▶ [TASK INPUT]
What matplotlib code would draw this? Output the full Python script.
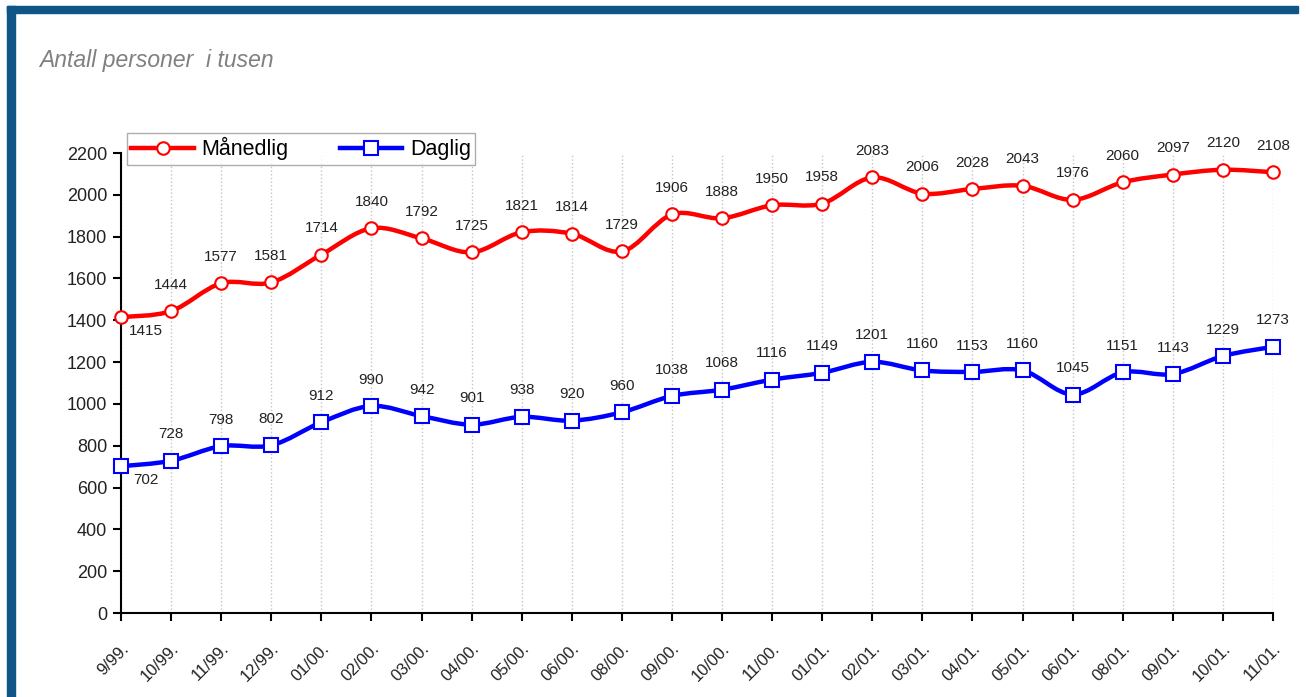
import matplotlib.pyplot as plt
from matplotlib.path import Path
from matplotlib.patches import PathPatch, Rectangle
from matplotlib.lines import Line2D

plt.rcParams['font.family'] = ['Liberation Sans', 'DejaVu Sans']

# Months (x axis) and values in thousands of persons
months = ['9/99.', '10/99.', '11/99.', '12/99.', '01/00.', '02/00.', '03/00.', '04/00.',
          '05/00.', '06/00.', '08/00.', '09/00.', '10/00.', '11/00.', '01/01.', '02/01.',
          '03/01.', '04/01.', '05/01.', '06/01.', '08/01.', '09/01.', '10/01.', '11/01.']
maanedlig = [1415, 1444, 1577, 1581, 1714, 1840, 1792, 1725, 1821, 1814, 1729, 1906,
             1888, 1950, 1958, 2083, 2006, 2028, 2043, 1976, 2060, 2097, 2120, 2108]
daglig = [702, 728, 798, 802, 912, 990, 942, 901, 938, 920, 960, 1038,
          1068, 1116, 1149, 1201, 1160, 1153, 1160, 1045, 1151, 1143, 1229, 1273]
yticks = list(range(0, 2201, 200))


def smooth_path(xs, ys):
    # Excel style smoothed line: cubic bezier segments through every point
    n = len(xs)
    verts = [(xs[0], ys[0])]
    codes = [Path.MOVETO]
    for i in range(n - 1):
        i0 = max(i - 1, 0)
        i3 = min(i + 2, n - 1)
        c1 = (xs[i] + (xs[i + 1] - xs[i0]) / 6, ys[i] + (ys[i + 1] - ys[i0]) / 6)
        c2 = (xs[i + 1] - (xs[i3] - xs[i]) / 6, ys[i + 1] - (ys[i3] - ys[i]) / 6)
        verts += [c1, c2, (xs[i + 1], ys[i + 1])]
        codes += [Path.CURVE4] * 3
    return Path(verts, codes)


fig = plt.figure(figsize=(13.06, 6.97), dpi=100)

# dark blue frame on top and left
frame_col = '#0f5585'
fig.patches.append(Rectangle((7 / 1306, 1 - 13 / 697), 1291 / 1306, 7 / 697,
                             transform=fig.transFigure, color=frame_col, zorder=0))
fig.patches.append(Rectangle((7 / 1306, 0), 8 / 1306, 1 - 6 / 697,
                             transform=fig.transFigure, color=frame_col, zorder=0))

fig.text(39 / 1306, 1 - 61 / 697, 'Antall personer  i tusen', fontsize=16.5,
         style='italic', color='#808080', va='center')

ax = fig.add_axes([121 / 1306, 1 - 613 / 697, 1152 / 1306, 460 / 697])
x = list(range(len(months)))

series = [(maanedlig, 'red', 'o', 9, 'Månedlig'), (daglig, 'blue', 's', 10, 'Daglig')]
for vals, col, mk, ms, name in series:
    ax.add_patch(PathPatch(smooth_path(x, vals), fill=False, edgecolor=col, lw=3.2,
                           zorder=3, clip_on=False))
    ax.plot(x, vals, linestyle='none', marker=mk, ms=ms, mfc='white', mec=col,
            mew=1.5, zorder=4, clip_on=False)
    for i, v in enumerate(vals):
        if i == 0:
            ax.annotate(str(v), (i, v), xytext=(18, -10), textcoords='offset points',
                        ha='center', va='center', fontsize=11, color='#222222')
        else:
            ax.annotate(str(v), (i, v), xytext=(0, 19), textcoords='offset points',
                        ha='center', va='center', fontsize=11, color='#222222',
                        annotation_clip=False)

ax.set_xlim(0, len(months) - 1)
ax.set_ylim(0, 2200)
ax.set_yticks(yticks)
ax.set_yticklabels([str(t) for t in yticks], fontsize=13, color='#222222')
ax.set_xticks(x)
ax.set_xticklabels(months, rotation=45, ha='right', va='top', rotation_mode='anchor',
                   fontsize=12, color='#222222')
ax.tick_params(axis='both', direction='out', length=6, width=1.5, pad=4)
ax.tick_params(axis='x', pad=14)
ax.grid(axis='x', color='#c4c4c4', linestyle=':', lw=1)
ax.set_axisbelow(True)
for s in ['top', 'right']:
    ax.spines[s].set_visible(False)
for s in ['left', 'bottom']:
    ax.spines[s].set_linewidth(1.5)

handles = [Line2D([], [], color='red', lw=3.2, marker='o', ms=9, mfc='white', mec='red', mew=1.5),
           Line2D([], [], color='blue', lw=3.2, marker='s', ms=10, mfc='white', mec='blue', mew=1.5)]
leg = ax.legend(handles, ['Månedlig', 'Daglig'], ncol=2, loc='upper left',
                bbox_to_anchor=(6 / 1152, 1 + 20 / 460), fontsize=15.5, frameon=True,
                fancybox=False, edgecolor='#999999', handlelength=2.9,
                columnspacing=2.4, borderpad=0.2, handletextpad=0.35, borderaxespad=0)
leg.get_frame().set_linewidth(1)
leg.set_zorder(5)

fig.savefig('out.png', dpi=100)
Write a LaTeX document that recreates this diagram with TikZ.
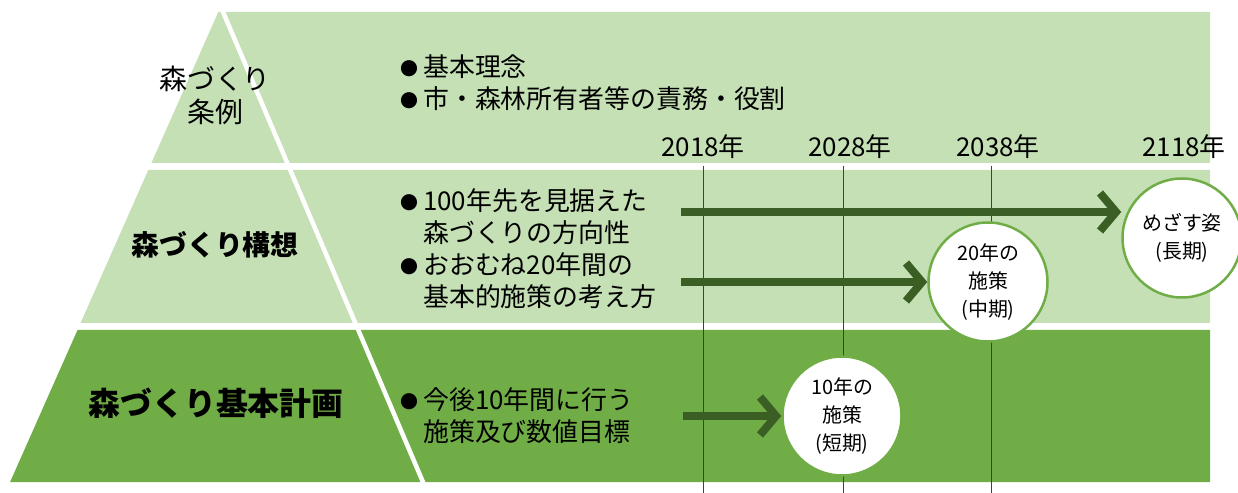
\documentclass[tikz,border=0pt]{standalone}
\usepackage{fontspec}
\setmainfont{Noto Sans CJK JP}
\usetikzlibrary{arrows.meta}
\definecolor{paleg}{HTML}{C5E0B4}
\definecolor{deepg}{HTML}{70AD47}
\definecolor{arrowg}{HTML}{3B5E25}
\newcommand\bul{\makebox[23bp][l]{\raisebox{1.5bp}{\fontsize{18}{18}\selectfont ●}}}
\tikzset{
  txt/.style={anchor=west, align=left, inner sep=0pt, font=\fontsize{26}{32}\selectfont},
  yearlbl/.style={inner sep=0pt, font=\fontsize{26}{30}\selectfont},
  term/.style={circle, draw=deepg, line width=2.5bp, fill=white, minimum size=119bp,
    inner sep=0pt, align=center, font=\fontsize{20}{28}\selectfont},
  goarrow/.style={draw=arrowg, line width=8bp, -{Straight Barb[length=16bp,width=38bp]}},
  tick/.style={draw=black!75, line width=0.8bp}
}
\begin{document}
\begin{tikzpicture}[x=1bp, y=-1bp]
  \useasboundingbox (0,0) rectangle (1238,493);

  % bands
  \fill[paleg] (218.3,12) -- (1210,12) -- (1210,163) -- (151.4,163) -- cycle;
  \fill[paleg] (148.3,170) -- (1210,170) -- (1210,323) -- (80.6,323) -- cycle;
  \fill[deepg] (77.5,330) -- (1210,330) -- (1210,482) -- (10.1,482) -- cycle;
  \draw[white, line width=4.5bp] (220.5,6) -- (425.5,488);

  % year lines
  \path[tick] (703,166) edge (703,493);
  \path[tick] (843.5,166) edge (843.5,493);
  \path[tick] (991,166) edge (991,493);

  \node[yearlbl] (y1) at (703,147) {2018年};
  \node[yearlbl] (y2) at (850,147) {2028年};
  \node[yearlbl] (y3) at (998,147) {2038年};
  \node[yearlbl] (y4) at (1184,147) {2118年};

  % pyramid labels
  \node[align=center, font=\fontsize{28}{33}\selectfont] (rule) at (215,95) {森づくり\\条例};
  \node[font=\fontsize{28}{33}\selectfont\bfseries] (plan) at (215,245) {森づくり構想};
  \node[font=\fontsize{32}{36}\selectfont\bfseries] (basic) at (216,403) {森づくり基本計画};

  % bullets
  \node[txt] (b1) at (400,83) {\bul 基本理念\\\bul 市・森林所有者等の責務・役割};
  \node[txt] (b2) at (400,217) {\bul 100年先を見据えた\\\hphantom{\bul}森づくりの方向性};
  \node[txt] (b3) at (400,281) {\bul おおむね20年間の\\\hphantom{\bul}基本的施策の考え方};
  \node[txt] (b4) at (400,416) {\bul 今後10年間に行う\\\hphantom{\bul}施策及び数値目標};

  % terms
  \node[term] (lng) at (1182,238) {めざす姿\\(長期)};
  \node[term] (mid) at (988,282) {20年の\\施策\\(中期)};
  \node[term] (shrt) at (842,416) {10年の\\施策\\(短期)};

  \coordinate (s1) at (681,212);
  \coordinate (s2) at (681,282);
  \coordinate (s3) at (683,416);
  \draw[goarrow] (s1) -- (s1 -| lng.west);
  \draw[goarrow] (s2) -- (mid);
  \draw[goarrow] (s3) -- (shrt);
\end{tikzpicture}
\end{document}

▶ [WORK INSTRUCTIONS] Give again, word for word, every line from the top of the data through the line with "plt.rcParams['font.family'] = ['Liberation", both ends included, and exclude the pictures.

▶ [COMPLETE ANSWER]
What matplotlib code would draw this? Output the full Python script.
import matplotlib.pyplot as plt
from matplotlib.path import Path
from matplotlib.patches import PathPatch, Rectangle
from matplotlib.lines import Line2D

plt.rcParams['font.family'] = ['Liberation Sans', 'DejaVu Sans']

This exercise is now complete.